I do find it difficult to talk about relationships with these recovery groups, either the positive or the negative aspects. Especially since I abandoned my one attempt at conscious monogamy and came out as polyamorous. Ironically, the more I explore this aspect of myself, the more I realize that I have always had multiple relationships, even when I only had one boyfriend. In fact, were it not for my intimate network of friends, my support system of Shakti sisters—women poets and writers, co-creators and positive conspirators-- my relationship of seven years would never have come into full blossom. Apparently, it takes a village to create a romance, or at least to allow me to brave the initial waves of terror that come with getting close. After that experience, I've come to realize that what it takes to create a healthy romantic relationship is a commitment to each other's mutual growth, even when that growth is difficult and painful. It means an agreement to make time for each other, put each other first, and share meaningful time together (not just vege out in front of the televison). It means accepting responsibility for our own emotional reactions, not projecting them on our partners. It means communication and keeping the lines open. The polyamorists seem to have dealing with jealousy figured out, but there are so many other potential relationship pitfalls, even between two reasonably stable people who are not addicted to any substances.

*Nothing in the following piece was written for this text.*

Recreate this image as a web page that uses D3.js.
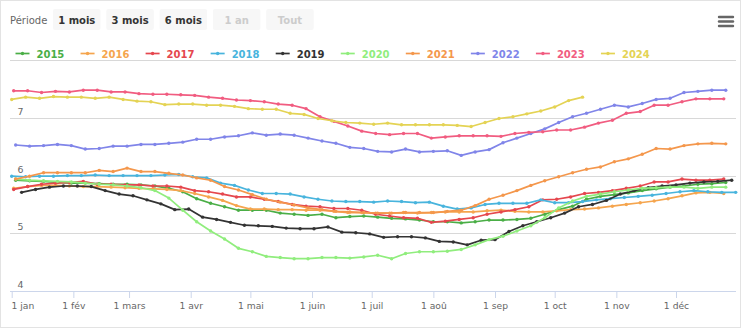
<!DOCTYPE html>
<html><head><meta charset="utf-8">
<script src="https://cdn.jsdelivr.net/npm/d3@7"></script>
<style>
body{margin:0;background:#fff}
svg{display:block;font-family:"DejaVu Sans",sans-serif}
</style>
</head><body>
<svg id="chart" width="747" height="329"></svg>
<script>
// ---------- DATA ----------
const years = ["2015","2016","2017","2018","2019","2020","2021","2022","2023","2024"];
// day-of-year of the first weekly point of each series
const startDays = [2,1,1,0,5,2,2,2,1,0];
const v2015 = [5.92,5.91,5.90,5.88,5.87,5.87,5.86,5.85,5.85,5.84,5.82,5.78,5.72,5.60,5.52,5.46,5.40,5.40,5.40,5.35,5.33,5.31,5.33,5.27,5.29,5.30,5.28,5.26,5.25,5.23,5.20,5.20,5.18,5.20,5.23,5.23,5.24,5.26,5.33,5.41,5.47,5.59,5.64,5.67,5.70,5.74,5.77,5.80,5.82,5.85,5.86,5.88];
const v2016 = [5.78,5.81,5.83,5.83,5.82,5.81,5.81,5.80,5.79,5.78,5.77,5.76,5.74,5.69,5.63,5.57,5.48,5.42,5.42,5.41,5.41,5.40,5.40,5.38,5.36,5.36,5.35,5.35,5.36,5.35,5.36,5.37,5.37,5.37,5.39,5.40,5.38,5.37,5.37,5.39,5.41,5.42,5.44,5.47,5.50,5.53,5.56,5.60,5.65,5.70,5.71,5.69];
const v2017 = [5.76,5.81,5.85,5.87,5.88,5.90,5.85,5.85,5.84,5.84,5.82,5.82,5.80,5.74,5.72,5.68,5.63,5.63,5.59,5.55,5.50,5.47,5.46,5.43,5.43,5.40,5.33,5.30,5.27,5.26,5.19,5.21,5.24,5.27,5.33,5.37,5.41,5.46,5.58,5.59,5.63,5.69,5.71,5.74,5.78,5.82,5.89,5.89,5.94,5.92,5.92,5.94];
const v2018 = [5.99,5.98,5.99,5.99,6.00,6.00,6.01,6.00,6.00,6.00,6.00,6.01,6.02,5.98,5.96,5.87,5.83,5.75,5.69,5.69,5.68,5.63,5.59,5.56,5.55,5.55,5.54,5.56,5.55,5.53,5.54,5.47,5.42,5.44,5.50,5.52,5.52,5.52,5.58,5.53,5.53,5.55,5.58,5.60,5.62,5.64,5.66,5.69,5.72,5.74,5.72,5.71,5.71];
const v2019 = [5.71,5.76,5.80,5.82,5.82,5.81,5.74,5.68,5.65,5.58,5.51,5.41,5.42,5.28,5.24,5.19,5.14,5.13,5.12,5.09,5.08,5.08,5.11,5.02,5.01,4.99,4.93,4.94,4.94,4.92,4.86,4.85,4.80,4.88,4.89,5.03,5.13,5.20,5.27,5.35,5.46,5.50,5.57,5.68,5.74,5.79,5.82,5.84,5.87,5.89,5.90,5.92];
const v2020 = [5.94,5.92,5.91,5.90,5.89,5.87,5.85,5.84,5.82,5.79,5.74,5.61,5.40,5.20,5.04,4.90,4.74,4.68,4.60,4.58,4.56,4.56,4.58,4.58,4.57,4.59,4.62,4.56,4.65,4.68,4.68,4.69,4.72,4.80,4.89,4.95,5.04,5.13,5.27,5.44,5.56,5.64,5.68,5.72,5.75,5.78,5.79,5.80,5.80,5.78,5.80,5.80];
const v2021 = [5.94,5.99,6.05,6.05,6.05,6.05,6.09,6.07,6.13,6.07,6.07,6.04,6.01,5.96,5.92,5.81,5.75,5.67,5.59,5.54,5.49,5.44,5.41,5.38,5.37,5.36,5.35,5.35,5.36,5.36,5.36,5.38,5.40,5.48,5.59,5.66,5.74,5.83,5.91,5.98,6.05,6.11,6.15,6.24,6.29,6.37,6.47,6.46,6.52,6.55,6.56,6.55];
const v2022 = [6.53,6.51,6.52,6.54,6.52,6.46,6.47,6.51,6.51,6.54,6.54,6.56,6.58,6.63,6.63,6.67,6.69,6.74,6.70,6.72,6.70,6.65,6.60,6.56,6.49,6.47,6.42,6.41,6.46,6.41,6.42,6.43,6.35,6.41,6.45,6.57,6.65,6.73,6.81,6.92,7.02,7.08,7.15,7.22,7.19,7.25,7.32,7.34,7.44,7.46,7.48,7.48];
const v2023 = [7.47,7.47,7.44,7.46,7.45,7.48,7.48,7.45,7.45,7.42,7.41,7.41,7.40,7.39,7.36,7.34,7.31,7.30,7.28,7.24,7.22,7.16,7.02,6.94,6.86,6.77,6.73,6.71,6.73,6.73,6.65,6.67,6.69,6.69,6.69,6.68,6.73,6.75,6.76,6.79,6.79,6.84,6.91,6.96,7.08,7.11,7.22,7.22,7.28,7.33,7.33,7.33];
const v2024 = [7.32,7.36,7.34,7.37,7.36,7.36,7.34,7.36,7.32,7.29,7.28,7.23,7.24,7.24,7.22,7.22,7.20,7.16,7.15,7.15,7.08,7.06,6.99,6.95,6.92,6.91,6.89,6.91,6.88,6.88,6.88,6.88,6.87,6.85,6.92,6.99,7.02,7.07,7.12,7.19,7.30,7.36];
const seriesValues = [v2015,v2016,v2017,v2018,v2019,v2020,v2021,v2022,v2023,v2024];
const monthLabels = ["1 jan","1 fév","1 mars","1 avr","1 mai","1 juin","1 juil","1 aoû","1 sep","1 oct","1 nov","1 déc"];
const yTickValues = [4,5,6,7,8];
const periodButtons = ["1 mois","3 mois","6 mois","1 an","Tout"];
const periodEnabled = [true,true,true,false,false];

// ---------- STYLE ----------
const colors = ["#4aae46","#f5a54e","#e5474e","#48b4dd","#333333","#90ed7d","#f4974c","#8085e9","#f15c80","#e4d354"];

const svg = d3.select("#chart");
const W = 747, H = 329;

// frame
svg.append("rect").attr("x",0.5).attr("y",0.5).attr("width",740).attr("height",327)
  .attr("fill","#fff").attr("stroke","#e3e3e3");

const baseYear = 2023;
const x = d3.scaleTime()
  .domain([new Date(baseYear,0,1), new Date(baseYear,11,31)])
  .range([11.7, 735.7]);
const y = d3.scaleLinear().domain([4,8]).range([291,60.2]);

// gridlines
svg.append("g").selectAll("line").data(yTickValues.filter(v=>v>4)).join("line")
  .attr("x1",10).attr("x2",736)
  .attr("y1",d=>Math.round(y(d))+0.5).attr("y2",d=>Math.round(y(d))+0.5)
  .attr("stroke","#d8d8d8").attr("stroke-width",1);

// y labels (not the top one, hidden behind legend)
svg.append("g").selectAll("text").data(yTickValues.filter(v=>v<8)).join("text")
  .attr("x",17.5).attr("y",d=>y(d)-3)
  .attr("font-size","9.4px").attr("fill","#666").text(d=>d);

// x axis
const monthTicks = d3.timeMonth.range(new Date(baseYear,0,1), new Date(baseYear+1,0,1));
const xAxis = d3.axisBottom(x).tickValues(monthTicks)
  .tickFormat((d,i)=>monthLabels[i]).tickSize(7).tickPadding(4.5);
const gx = svg.append("g").attr("transform","translate(0,291)").call(xAxis);
gx.select(".domain").attr("stroke","#ccd6eb").attr("d","M10,0.5H736");
gx.selectAll(".tick line").attr("stroke","#ccd6eb");
gx.selectAll(".tick text").attr("font-size","9.2px").attr("fill","#666")
  .attr("font-family","DejaVu Sans, sans-serif");
gx.select(".tick text").attr("text-anchor","start").attr("x",-0.7);

// series
const line = d3.line().x(d=>x(d.date)).y(d=>y(d.v));
years.forEach((yr,k)=>{
  const pts = seriesValues[k].map((v,i)=>({date:d3.timeDay.offset(new Date(baseYear,0,1), startDays[k]+7*i), v}));
  const g = svg.append("g");
  g.append("path").datum(pts).attr("d",line).attr("fill","none")
    .attr("stroke",colors[k]).attr("stroke-width",1.7).attr("stroke-linejoin","round");
  g.selectAll("circle").data(pts).join("circle")
    .attr("cx",d=>x(d.date)).attr("cy",d=>y(d.v)).attr("r",1.7).attr("fill",colors[k]);
});

// legend
const lg = svg.append("g");
years.forEach((yr,k)=>{
  const tx = 36.5 + 65.05*k;
  lg.append("line").attr("x1",tx-21).attr("x2",tx-7).attr("y1",53.5).attr("y2",53.5)
    .attr("stroke",colors[k]).attr("stroke-width",1.7);
  lg.append("circle").attr("cx",tx-14).attr("cy",53.5).attr("r",1.7).attr("fill",colors[k]);
  lg.append("text").attr("x",tx).attr("y",57.5).attr("font-size","10px").attr("font-weight","bold")
    .attr("fill",colors[k]).text(yr);
});

// period selector
svg.append("text").attr("x",10).attr("y",24).attr("font-size","10px").attr("fill","#666").text("Période");
periodButtons.forEach((b,i)=>{
  const bx = 53 + i*53.3;
  svg.append("rect").attr("x",bx).attr("y",9).attr("width",47.5).attr("height",21).attr("rx",2)
    .attr("fill","#f7f7f7");
  svg.append("text").attr("x",bx+23.75).attr("y",24).attr("text-anchor","middle")
    .attr("font-size","10px").attr("font-weight","bold")
    .attr("fill",periodEnabled[i]?"#333":"#cccccc").text(b);
});

// context menu icon
[17,21.5,26].forEach(yy=>{
  svg.append("line").attr("x1",719).attr("x2",733).attr("y1",yy).attr("y2",yy)
    .attr("stroke","#666").attr("stroke-width",2.4).attr("stroke-linecap","round");
});
</script>
</body></html>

I am finding that the more personalities you combine the more the potential for exponential growth, and the more the potential for overwhelm and disconnection from self-hood. So now my question is not how to save one floundering relationship, as was my focus for many years, but how to balance the many loves in my life with my own journey as an artist and a healer, a magick worker and a person in recovery from codependency and emotional struggles? How do I take on all this spiritual work and keeping my head together and attending to the minute details of practical living? How do I piece together the many separate shining fragments in the mosaic of my relationships—each beautiful and fascinating in itself—into a coherent constellation of tribe? And how do I find both tribe-time and “me” time?

I suppose the simple answer is creating and maintaining boundaries. As crazy as it can make me, perhaps I need to spend a weekend with my phone turned off, logged off Facebook, without novels, Netflix, television or other distractions, trying to practice mindfulness and sit with silence.

One aspect of that silence could be filled with meditation. When people ask me if I meditate, I tell them about walking on the rocks at Cressy Beach. So many shifting shapes and bright colors. I am taken in by the “rip-rap” of things, the sense of a vast presence, bigger than every one and every thing that describes and defines me. When I first began The Artist's Way, I saw the rocks on that beach as individual planets, perfect works of art, and I felt the deep belief that nothing I could create could be so fine and singular in purpose. I was rejuvenated, awakened and awed-- my rigid perfectionism was for a moment no longer in my way. Art is true co-creation with God, or so boasted Julia Cameron. And in that moment, those moments, I was willing to agree with her grandiose vision. I was willing to let go and let God/Goddess, I was willing to give myself up to the flow.

And that is what recovery is all about.